Currently MicroStream supports conversion between primitives and their wrapper types, and vice versa.
When converting a wrapper to a primitive, null
is converted to 0
.
If you need special conversions between object types, you can add custom BinaryValueSetter
for that, see customizing.
How fast is that?
The type analysis happens only once during initialization. If no exception occurs, the Legacy Type Mapping is ready-configured for each necessary type and will then only be called if required. For normal entity classes that are parsed by reflection, legacy type mapping loading is just as fast as a normal load. An array of such value translator functions is put together once and they are run through each time they are loaded. With legacy mapping, only the order and the target offsets are different, but the principle is the same as with normal loading.
For custom handlers an intermediate step is necessary: First put all the old values together in an order that the custom handler expects and then read the binary data normally, as if loading a record in the current format. That's necessary because MicroStream can't know what such a custom handler does internally. If someone ever uses such a custom handler, the small detour is not likely to be noticeable in terms of performance. And if it should be the case and it has a negative effect on the productive operation: No problem, because: Of course you can also write a custom legacy type handler. It would run at full speed even with tricky special cases.
Of course there is the possibility, as always, of intervening in the machinery massively with customizing.
If you need the highest possible performance for some cases, or for logging / debugging, or anyway: Register any value translator implementations. In the simplest case this is 1 line of code, so do not worry. Being able to specify refactoring mapping in a different way than a CSV file is another example. You can even customize (extend or replace) the strategy that is looked up in refactoring mapping.
Furthermore, you can also replace the heuristic logic with your own. This is easier than it sounds. This is just a primitive little interface (PersistenceMemberSimilator
) and the default implementation thereof calls e.g. just a Levenshtein algorithm for names. You can certainly do that 10 times more clever. Or "more appropriate" for a particular application or programming style. E.g. utilize annotations.
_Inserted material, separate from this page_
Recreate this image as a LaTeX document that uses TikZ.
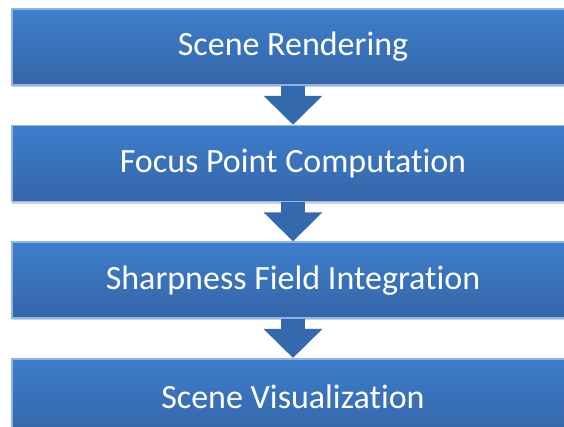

The basic statement is: If there is a problem somewhere, whether with the heuristic or a special case request or performance problem loading a gazillion entities all at once, or if there is a need for debugging in depth or something like that: do not panic. Most likely, this is easily possible with a few lines of code.
Customizing examples:
More information about customizing in general:
You can not just mark classes as deleted. As long as there are records of a certain type in the database, the corresponding class must also exist so that the instances from the database can be loaded into the application. If there are no more records, then that means that there are only a few bytes of orphaned description in the type dictionary, but nobody cares. Is it possible to delete it by hand (or rather not, there are good reasons against it) or you can just ignore it and leave it there forever. In both cases, you must not mark a class as deleted.
Now the special case:
In the entity graph (root instances and all recursively reachable instances from there) all references to instances of a certain type are filled in. It's done by the application logic or possibly by a specially written script. That is, all instances of this type are unreachable. No instance is available, no instance can ever be reloaded. This means that the type is "deleted" from the database at the logical level. One does not have to register anywhere, that is implicitly just like that. You can actually delete the corresponding Java class from the application project because it will never be needed again during the loading process at runtime.
So far so good.
There is only one problem: even if the instances are never logically accessible again: the data records are still around in the database files. The initialization scans over all database files, registers all entities, collects all occurring TypeIds and ensures for every TypeId that there is a TypeHandler
for it. If necessary, a LegacyTypeHandler
with mapping, but still: there must be a TypeHandler
for each TypeId. And a TypeHandler
needs a runtime type. That is, ass-backwards, over records that are logically already deleted, but only physically still lying around, now it is again enforced that the erasable entity class must be present. Bummer. One can prevent this: there is a "cleanup" function in the database management logic, which cleans up all logical gaps in the database files (actually copies all non-gaps into a new file and thus deletes the old file altogether). You would have to call it, then all physical occurrences of the unreachable records disappear and you could easily delete the associated class. But that is annoying.
That is why it makes sense for these cases - and only for them - to do the following:
If you as a developer are absolutely sure that no single instance of a given class is ever reachable again, i.e. must be loaded, then you can mark a type as "deleted" (rather "unreachable") in the refactoring mapping. Then the Type Handling will create a dummy TypeHandler
that does not need a runtime class. See PersistenceUnreachableTypeHandler
. But be careful: if you are mistaken and an instance of such a type is still referenced somewhere and eventually loaded later at runtime, then the Unreachable handler will throw an exception. At some point during the runtime of the application, not even during initialization. The cleanup provides real security: remove all logical gaps and if then with a deleted class no more error in the initialization occurs, it is really superfluous.
Any ideas, such as simply returning null
in the dummy type handler instead of an instance, are a fire hazard: it may dissolve some annoying situations pleasantly, but it would also mean that existing datasets, potentially entire subgraphs, become hidden from the application. Nevertheless, the database would continue to drag them along, perhaps becoming inexplicably large, and any search for the reason would yield nothing, because the dummy type handler keeps the data records secret. Shortsighted great, but catastrophic in the long run. That's not good. The only clean solution is: you have to know what to do with your data model. As long as there are still available instances, they must also be loadable. The annoying special case above can be defused without side effects. But it can not be more than that, otherwise it will get rid of the chaos, problems and lost confidence in the correctness of the database solution.